Neotectonic deformation within an extensional stepover in El Salvador magmatic arc, Central America: Implication for the interaction of arc magmatism and deformation

Abstract

Dominantly westward movement of the El Salvador forearc at rates of 11mm/yr is accommodated by a series of E-W to WNW oriented, dextral, strike-slip fault zones herein referred to as the El Salvador Fault System (ESFS). The geometry of the ESFS defines a series of extensional step-overs. Along the arc, basaltic volcanism in the stepovers is associated with NNW-oriented normal faults, whereas rhyolitic volcanism is associated with strike-slip fault zones of the ESFS.On the ESFS, the San Salvador Extensional Stepover (SSES) is bound to the south by the San Vicente fault zone, where the rhyolitic Ilopango caldera is located. In the SSES, tephras from Ilopango –the Tierra Blanca (TB) sequence– track long-term elongation.
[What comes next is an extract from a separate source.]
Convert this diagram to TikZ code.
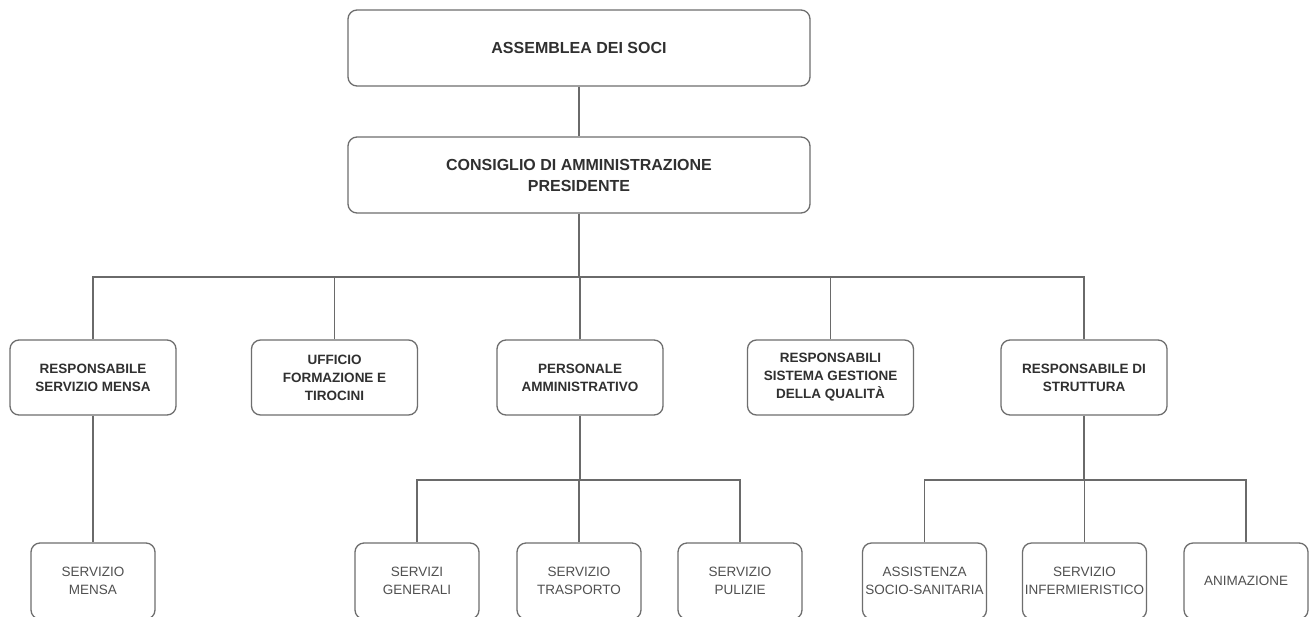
\documentclass[tikz,border=0pt]{standalone}
\usepackage{fontspec}
\setmainfont{Liberation Sans}
\begin{document}
\begin{tikzpicture}[x=1pt,y=-1pt,
  box/.style={draw=boxgray,line width=1.3pt,rounded corners=9pt,fill=white,align=center,inner sep=0pt},
  topbox/.style={box,minimum width=462pt,minimum height=76pt,font=\fontsize{16}{21}\selectfont\bfseries,text=txtdark},
  midbox/.style={box,minimum width=166pt,minimum height=75pt,font=\fontsize{13.5}{18}\selectfont\bfseries,text=txtdark},
  lowbox/.style={box,minimum width=124pt,minimum height=76pt,font=\fontsize{13.5}{18}\selectfont,text=txtlight},
  conn/.style={draw=linegray,line width=1.4pt}]
\definecolor{boxgray}{HTML}{6E6E6E}
\definecolor{linegray}{HTML}{6A6A6A}
\definecolor{txtdark}{HTML}{303030}
\definecolor{txtlight}{HTML}{505050}
\clip (0,0) rectangle (1311,616);
\fill[white] (0,0) rectangle (1311,616);

% level 0 / 1
\node[topbox] (ass) at (579,48) {ASSEMBLEA DEI SOCI};
\node[topbox] (cda) at (579,175) {CONSIGLIO DI AMMINISTRAZIONE\\PRESIDENTE};

% level 2
\node[midbox] (r1) at (93,377.5) {RESPONSABILE\\SERVIZIO MENSA};
\node[midbox] (r2) at (334.5,377.5) {UFFICIO\\FORMAZIONE E\\TIROCINI};
\node[midbox] (r3) at (580,377.5) {PERSONALE\\AMMINISTRATIVO};
\node[midbox] (r4) at (830.5,377.5) {RESPONSABILI\\SISTEMA GESTIONE\\DELLA QUALITÀ};
\node[midbox] (r5) at (1084,377.5) {RESPONSABILE DI\\STRUTTURA};

% level 3
\node[lowbox] (m1) at (93,581) {SERVIZIO\\MENSA};
\node[lowbox] (p1) at (417,581) {SERVIZI\\GENERALI};
\node[lowbox] (p2) at (579,581) {SERVIZIO\\TRASPORTO};
\node[lowbox] (p3) at (740,581) {SERVIZIO\\PULIZIE};
\node[lowbox] (s1) at (924.5,581) {ASSISTENZA\\SOCIO-SANITARIA};
\node[lowbox] (s2) at (1084.5,581) {SERVIZIO\\INFERMIERISTICO};
\node[lowbox] (s3) at (1246,581) {ANIMAZIONE};

% bus coordinates
\coordinate (b0) at (579,277);
\coordinate (bp) at (580,480);
\coordinate (bs) at (1084,480);

% connectors
\draw[conn] (ass.south) -- (cda.north);
\draw[conn] (cda.south) -- (b0);
\draw[conn] (r1.north) |- (b0) -| (r5.north);
\draw[conn] (r2.north) -- (r2.north |- b0);
\draw[conn] (r3.north) -- (r3.north |- b0);
\draw[conn] (r4.north) -- (r4.north |- b0);

\draw[conn] (r1.south) -- (m1.north);

\draw[conn] (r3.south) -- (bp);
\draw[conn] (p1.north) |- (bp) -| (p3.north);
\draw[conn] (p2.north) -- (p2.north |- bp);

\draw[conn] (r5.south) -- (bs);
\draw[conn] (s1.north) |- (bs) -| (s3.north);
\draw[conn] (s2.north) -- (s2.north |- bs);
\end{tikzpicture}
\end{document}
Older TB units (TB5–8) contain abundant normal faults; lying unconformably above these older TB units, younger TB members (TBJ, TB2–4) are generally unfaulted. Analyses of faults in TB5–8 indicate NE- to ENE-oriented elongation in the SSES. Deformation occurred between deposition of the TB4 and TB5 units, during quiescence of the Ilopango eruptive center. Using this temporal constraint, minimum elongation rates of 3.50×10−15s−1, 2.06×10−14s−1 and 4.42×10−14s−1 were calculated for three traverses. From regional geodetic data and fault kinematics throughout El Salvador, we interpret the SSES as part of a series of pull-apart structures along the arc axis. The calculated paleostress orientations are consistent with a pull-apart geometry resulting from forearc movement.The extensional deformation occurs during a ~50k.y. lull in rhyolitic activity, suggesting an interplay between magmatism and deformation within the arc. During significant rhyolitic volcanic activity, only minor elongation is observed in the SSES, despite ongoing translation of the Salvadoran forearc. We speculate that rhyolitic magmatism along upper crustal faults may facilitate strike-slip movement on the ESFS, rather than distributing deformation throughout the extensional stepover.